I wanted to place this post in the general forum but the, “post new thread” button is not visible there right now. I have a world that is made up of triangles, to be able to rotate this world and also a ball model, do I need to center these objects upon creation of the models? Keep it easy please.

Thanks,

Josheir

If by center them, you mean place the coordinate origin (0,0,0) at or near the object when modeling, then yes, that makes them easier to place in your scene later. However, this is not strictly required.

If you don’t do this, then somehow you’ve got to communicate to the program later what the origin point of your object is, because it’s not (0,0,0).

For similar reasons, it helps to orient your model in a standard orientation w.r.t. the axes when modeling it.

I’m new at this.
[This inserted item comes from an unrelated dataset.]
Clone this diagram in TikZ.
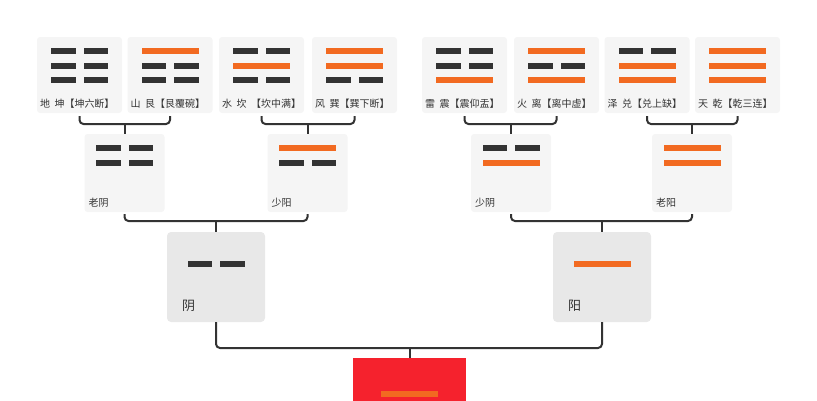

What I mean is that when I create the world object (with for loops) the center of the object must be at its (0,0,0.) Otherwise when I rotate I get some lopsided effect. By communicating later what do you mean exactly? Alter all the points with a for loop, or something? I thought I understood this but I am also confused with “at or near the object.” How it would be effective to be closer to a center?

Thank you,

Josheir

“Comprehending what’s needed results in the most gain and understanding.”

Right. That’s exactly what I meant.

By communicating later what do you mean exactly?

That is, along with the model, you’d have to provide the special point (e.g. (3,5,10), or whatever) that should be used as the rotation center for the object, if not (0,0,0). The program loading the model could then rotate the object about this point rather than (0,0,0).

But if you just pre-position the model so that the desired rotation center is (0,0,0), then there’s no need to provide this point, or for the program to do anything special when rotating the object.

I thought I understood this but I am also confused with “at or near the object.” How it would be effective to be closer to a center?

Nothing complicated here. All I meant by “at or near the object” is that you don’t have to position the coordinate origin (0,0,0) at the exact center of your object. It might be useful for it to be elsewhere in some cases.

For instance, suppose you had a model for a 3D pointer. Perhaps you’d want to position it so that the tail of the 3D pointer is at the origin. Then when you load it into a program and rotate it about the origin, its tail stays at the origin and it just points a different direction.

If you have access to the vertices you can go through them all and figure out what the AABB for the model is.
Then you can calculate the center of the AABB and remove that from all vertices, this will center it on it’s extents.